The Seventh Avatara of Vishnu. The life and heroic deeds of Rama are written in the Sanskrit epic, The Ramayana.
Rama (/ˈrɑːmə/; Sanskrit: Rāma) is the seventh avatar of the Hindu god Vishnu, and a king of Ayodhya. Rama is also the protagonist of the Hindu epic Ramayana, which narrates his idealistic ideas and his greatness. Rama is one of the many popular figures and deities in Hinduism, specifically Vaishnavism and Vaishnava religious scriptures in South and Southeast Asia. Along with Krishna, Rama is considered to be one of the most important avatars of Vishnu. In a few Rama-centric sects, he is considered the Supreme Being, rather than an avatar.
Born as the eldest son of Kausalya and Dasharatha, king of Ayodhya, Rama is referred to within Hinduism as Maryada Purushottama, literally the Perfect Man or Lord of Self-Control or Lord of Virtue. His wife Sita is considered by Hindus to be an avatar of Lakshmi and the embodiment of perfect womanhood.

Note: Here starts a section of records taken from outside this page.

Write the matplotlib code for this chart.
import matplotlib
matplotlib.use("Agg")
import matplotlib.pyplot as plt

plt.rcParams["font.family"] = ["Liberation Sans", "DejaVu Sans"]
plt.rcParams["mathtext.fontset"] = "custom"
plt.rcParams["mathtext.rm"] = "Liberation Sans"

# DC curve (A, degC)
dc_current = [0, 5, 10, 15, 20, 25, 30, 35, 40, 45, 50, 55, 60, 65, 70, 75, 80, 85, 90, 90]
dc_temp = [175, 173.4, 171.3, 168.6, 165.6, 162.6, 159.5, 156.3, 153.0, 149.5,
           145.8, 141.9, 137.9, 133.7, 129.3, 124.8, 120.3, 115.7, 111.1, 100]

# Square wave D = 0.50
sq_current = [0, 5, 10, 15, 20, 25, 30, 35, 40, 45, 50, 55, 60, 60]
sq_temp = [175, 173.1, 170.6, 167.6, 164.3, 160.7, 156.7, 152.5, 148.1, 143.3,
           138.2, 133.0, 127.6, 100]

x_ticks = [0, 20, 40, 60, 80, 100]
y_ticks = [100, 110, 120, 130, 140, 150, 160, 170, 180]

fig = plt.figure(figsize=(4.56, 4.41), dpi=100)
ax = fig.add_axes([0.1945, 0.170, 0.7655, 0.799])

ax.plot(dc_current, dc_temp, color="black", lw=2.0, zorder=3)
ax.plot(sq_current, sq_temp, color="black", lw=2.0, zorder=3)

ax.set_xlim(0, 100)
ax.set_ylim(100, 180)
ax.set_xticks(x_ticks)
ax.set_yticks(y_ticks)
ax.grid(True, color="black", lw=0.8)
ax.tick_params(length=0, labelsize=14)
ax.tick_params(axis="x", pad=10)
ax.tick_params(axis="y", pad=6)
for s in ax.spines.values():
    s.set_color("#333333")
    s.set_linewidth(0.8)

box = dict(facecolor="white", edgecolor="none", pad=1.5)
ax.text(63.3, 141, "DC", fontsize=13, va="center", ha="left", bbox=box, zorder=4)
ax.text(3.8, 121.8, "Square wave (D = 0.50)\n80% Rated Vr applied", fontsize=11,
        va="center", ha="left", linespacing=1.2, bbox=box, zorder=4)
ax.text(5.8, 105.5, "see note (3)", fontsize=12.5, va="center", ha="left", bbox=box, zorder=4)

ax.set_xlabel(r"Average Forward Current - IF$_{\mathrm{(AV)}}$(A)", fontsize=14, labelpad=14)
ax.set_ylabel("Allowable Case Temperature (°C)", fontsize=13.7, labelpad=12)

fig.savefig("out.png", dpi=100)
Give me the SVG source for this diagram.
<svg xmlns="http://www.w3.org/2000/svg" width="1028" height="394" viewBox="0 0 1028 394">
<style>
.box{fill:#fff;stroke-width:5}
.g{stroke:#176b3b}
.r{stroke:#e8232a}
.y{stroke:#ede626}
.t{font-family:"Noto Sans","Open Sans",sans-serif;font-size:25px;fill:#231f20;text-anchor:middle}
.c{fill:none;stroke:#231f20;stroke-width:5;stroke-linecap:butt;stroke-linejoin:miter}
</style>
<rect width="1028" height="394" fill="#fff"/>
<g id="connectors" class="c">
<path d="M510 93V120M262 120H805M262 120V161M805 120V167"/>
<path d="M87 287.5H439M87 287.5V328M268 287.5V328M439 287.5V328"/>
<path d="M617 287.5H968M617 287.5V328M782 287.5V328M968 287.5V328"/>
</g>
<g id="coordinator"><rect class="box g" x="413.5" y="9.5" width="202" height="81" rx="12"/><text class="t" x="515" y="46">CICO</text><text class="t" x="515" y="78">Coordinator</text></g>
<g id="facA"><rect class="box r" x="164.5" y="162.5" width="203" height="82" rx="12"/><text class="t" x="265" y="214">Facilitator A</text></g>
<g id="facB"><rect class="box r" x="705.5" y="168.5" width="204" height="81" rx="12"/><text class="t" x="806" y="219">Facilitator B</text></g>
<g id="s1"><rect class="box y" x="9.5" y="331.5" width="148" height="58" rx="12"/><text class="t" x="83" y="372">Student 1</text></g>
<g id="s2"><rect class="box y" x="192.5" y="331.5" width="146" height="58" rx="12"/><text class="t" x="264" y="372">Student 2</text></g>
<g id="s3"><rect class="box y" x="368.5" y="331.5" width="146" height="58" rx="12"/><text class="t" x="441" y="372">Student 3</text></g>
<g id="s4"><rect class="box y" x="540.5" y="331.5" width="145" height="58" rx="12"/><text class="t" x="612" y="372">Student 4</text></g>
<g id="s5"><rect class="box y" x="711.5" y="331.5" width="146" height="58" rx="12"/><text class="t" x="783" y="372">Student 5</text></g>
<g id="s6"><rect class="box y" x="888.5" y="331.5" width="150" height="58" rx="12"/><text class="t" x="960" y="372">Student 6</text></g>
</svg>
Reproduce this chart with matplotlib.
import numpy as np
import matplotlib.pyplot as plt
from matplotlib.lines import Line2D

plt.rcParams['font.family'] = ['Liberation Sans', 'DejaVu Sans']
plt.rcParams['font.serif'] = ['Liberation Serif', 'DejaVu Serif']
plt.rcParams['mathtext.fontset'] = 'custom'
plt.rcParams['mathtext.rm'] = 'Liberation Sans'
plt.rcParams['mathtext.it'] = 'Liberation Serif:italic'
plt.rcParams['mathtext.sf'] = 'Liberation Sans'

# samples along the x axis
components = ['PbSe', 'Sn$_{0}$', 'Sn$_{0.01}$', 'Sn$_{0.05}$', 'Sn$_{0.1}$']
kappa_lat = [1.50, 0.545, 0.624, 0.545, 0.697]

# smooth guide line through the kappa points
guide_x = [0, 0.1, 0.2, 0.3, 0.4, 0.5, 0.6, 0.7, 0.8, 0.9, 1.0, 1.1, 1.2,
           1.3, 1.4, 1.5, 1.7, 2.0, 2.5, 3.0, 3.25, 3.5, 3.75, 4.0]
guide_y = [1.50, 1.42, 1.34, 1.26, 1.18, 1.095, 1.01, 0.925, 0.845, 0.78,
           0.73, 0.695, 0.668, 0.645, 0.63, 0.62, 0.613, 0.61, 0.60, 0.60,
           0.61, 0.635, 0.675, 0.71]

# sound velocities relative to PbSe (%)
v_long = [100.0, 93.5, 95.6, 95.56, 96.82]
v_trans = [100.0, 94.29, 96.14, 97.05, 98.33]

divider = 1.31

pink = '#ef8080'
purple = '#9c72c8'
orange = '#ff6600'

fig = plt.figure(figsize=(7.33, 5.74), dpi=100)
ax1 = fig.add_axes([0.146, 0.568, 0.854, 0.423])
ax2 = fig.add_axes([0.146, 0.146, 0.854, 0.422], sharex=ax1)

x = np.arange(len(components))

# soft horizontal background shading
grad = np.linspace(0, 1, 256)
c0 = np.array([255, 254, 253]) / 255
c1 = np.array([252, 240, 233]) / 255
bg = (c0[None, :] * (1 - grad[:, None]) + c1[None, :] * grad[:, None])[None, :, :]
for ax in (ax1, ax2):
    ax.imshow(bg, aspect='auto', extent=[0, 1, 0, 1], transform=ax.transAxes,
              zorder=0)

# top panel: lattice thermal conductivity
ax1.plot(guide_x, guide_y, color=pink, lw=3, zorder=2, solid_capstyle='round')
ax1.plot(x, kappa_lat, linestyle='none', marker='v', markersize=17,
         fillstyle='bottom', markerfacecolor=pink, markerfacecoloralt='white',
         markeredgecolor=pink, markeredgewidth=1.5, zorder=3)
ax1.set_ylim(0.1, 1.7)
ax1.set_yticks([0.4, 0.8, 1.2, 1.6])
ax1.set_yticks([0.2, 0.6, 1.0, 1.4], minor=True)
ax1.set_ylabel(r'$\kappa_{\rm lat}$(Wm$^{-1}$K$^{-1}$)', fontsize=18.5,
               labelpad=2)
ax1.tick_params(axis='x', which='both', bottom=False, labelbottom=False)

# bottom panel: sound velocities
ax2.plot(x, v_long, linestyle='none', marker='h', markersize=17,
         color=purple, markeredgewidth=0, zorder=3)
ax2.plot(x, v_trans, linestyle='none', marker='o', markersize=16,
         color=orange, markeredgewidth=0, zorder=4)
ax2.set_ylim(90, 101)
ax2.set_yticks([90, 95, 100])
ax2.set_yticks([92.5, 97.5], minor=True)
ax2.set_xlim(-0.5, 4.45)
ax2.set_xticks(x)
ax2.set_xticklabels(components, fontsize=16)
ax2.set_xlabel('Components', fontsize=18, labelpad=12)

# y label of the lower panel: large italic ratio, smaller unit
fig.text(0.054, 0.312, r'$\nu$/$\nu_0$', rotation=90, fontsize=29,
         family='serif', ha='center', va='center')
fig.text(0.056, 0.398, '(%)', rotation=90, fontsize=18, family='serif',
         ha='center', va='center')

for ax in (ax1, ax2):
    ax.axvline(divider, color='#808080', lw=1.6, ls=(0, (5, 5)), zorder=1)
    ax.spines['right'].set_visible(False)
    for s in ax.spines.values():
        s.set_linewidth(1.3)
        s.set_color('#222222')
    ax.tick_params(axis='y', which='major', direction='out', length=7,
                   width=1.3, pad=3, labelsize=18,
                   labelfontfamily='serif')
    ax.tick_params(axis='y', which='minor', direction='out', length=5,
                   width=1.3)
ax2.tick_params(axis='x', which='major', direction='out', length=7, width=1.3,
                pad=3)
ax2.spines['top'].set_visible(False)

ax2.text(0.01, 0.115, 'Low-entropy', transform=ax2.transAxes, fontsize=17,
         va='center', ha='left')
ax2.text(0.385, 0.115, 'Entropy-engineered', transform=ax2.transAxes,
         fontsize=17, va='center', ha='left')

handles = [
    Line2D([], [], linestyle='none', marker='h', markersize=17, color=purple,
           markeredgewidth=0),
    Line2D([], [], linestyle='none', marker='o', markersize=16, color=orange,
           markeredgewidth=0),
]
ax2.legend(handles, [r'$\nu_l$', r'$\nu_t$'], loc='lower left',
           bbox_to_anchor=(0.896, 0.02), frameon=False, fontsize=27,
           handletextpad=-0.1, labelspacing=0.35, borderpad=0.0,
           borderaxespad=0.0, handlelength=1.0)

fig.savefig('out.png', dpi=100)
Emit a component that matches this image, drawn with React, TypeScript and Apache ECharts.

Rama's life and journey is one of adherence to dharma despite harsh tests and obstacles and many pains of life and time. He is an ideal man and a perfect human. For the sake of his father's honour, Rama abandons his claim to Ayodhaya's throne to serve an exile of fourteen years in the forest. His wife Sita and brother Lakshmana decide to join him, and all three spend the fourteen years in exile together. While in exile, Sita is kidnapped by Ravana, the Rakshasa monarch of Lanka. After a long and arduous search, Rama fights a colossal war against Ravana's armies. In a war of powerful and magical beings, greatly destructive weaponry and battles, Rama slays Ravana in battle and liberates his wife. Having completed his exile, Rama returns to be crowned king in Ayodhya and eventually becomes emperor, rules with happiness, peace, duty, prosperity and justice—a period known as Ram Rajya.
The legend of Rama is deeply influential and popular in the societies of the Indian subcontinent and across South East Asia. Rama is revered for his unending compassion, courage and devotion to religious values and duty.